In Baggett the court found that, with respect to Tri-State, when the government placed a notation on a GBL substantially similar to the one quoted above, it also constituted a request to the carrier to provide exclusive use. However, the court's decision in this regard specifically depended upon the application of a provision in Tri-State's Tariff 4000-B, which had been incorporated into the carrier's tender, stating that exclusive use charges applied whenever a GBL notation in "any way limits or denies" carrier access to the dromedary. The court found that the same GBL notation would not constitute a request for exclusive use in the absence of the applicability of language similar to that in Tariff 4000-B, and it specifically noted the portion of the notation stating that the application of a shipper's seal does not constitute a request for exclusive use.

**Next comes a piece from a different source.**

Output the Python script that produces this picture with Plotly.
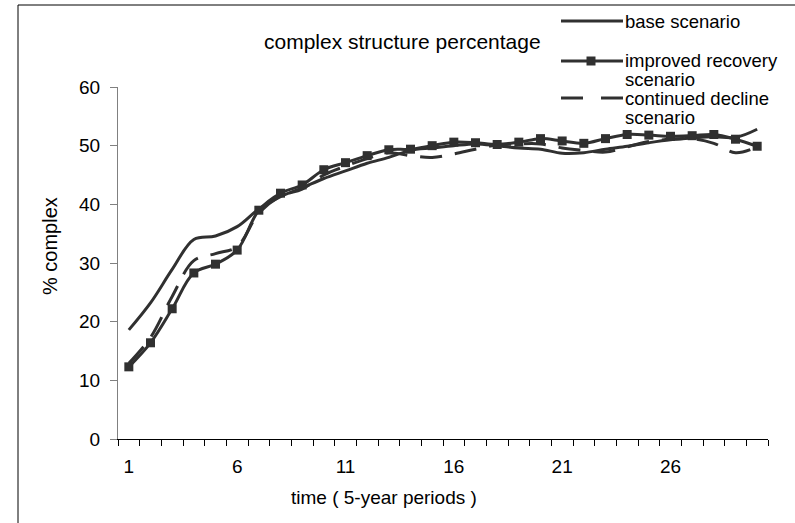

Tri-State contends that the same provision in its Tariff 4000-B also applies here, and it argues that the court's decision therefore is dispositive. We disagree. After the transactions which were the subject of Baggett had taken place, the Military Traffic Management Command issued Freight Traffic Rules Publication No. 1A (MFTRP 1A) which, thereafter, generally governed freight services provided by all motor freight carriers doing business with DOD. Item 5, paragraph 2 of MFTRP 1A states that individual carrier tenders (like Tri-State's Tender 200 cited on this GBL as the rate authority) "may not be made subject to any other publications for application of the rates and charges therein." Tariff 4000-B and other individual carrier tariffs are examples of those publications.[3] To the extent that services are covered by MFTRP 1A, like the services here, the contractual relationship between the carrier and shipper now includes the carrier's tender, the GBL with its annotations, and MFTRP 1A, but no longer the carrier's tariff. Compare Baggett at 265.[4]

Items 105, 205, and 325 of MFTRP 1A contain a comprehensive scheme for determining when a GBL annotation related to the sealing of an ordinary dromedary unit would constitute a request for exclusive use. These rules do not include language similar to that in Tariff 4000-B. Accordingly, we reverse GSA's latest settlement and disallow Tri-State's claim.

1. Exclusive use service means that a vehicle or dromedary furnished will be devoted exclusively to the transportation of the shipment, without the breaking of seals or locks and without the transfer of the lading for the carrier's convenience. A dromedary is a freight box carried on and securely fastened to the chassis of a truck tractor or flatbed trailer which, among other things, is equipped with doors that can be locked and sealed.

2. In this case, the government does not contend that Tri-State did not actually provide exclusive use service.

3. Thus, whereas in Baggett Tariff 4000-B had been incorporated into Tri-State's tender, such incorporation was not available for Tender 200.

4. There, the Claims Court noted that the shipper/carrier contract was defined by the tender and any incorporated tariff, and the GBL as annotated.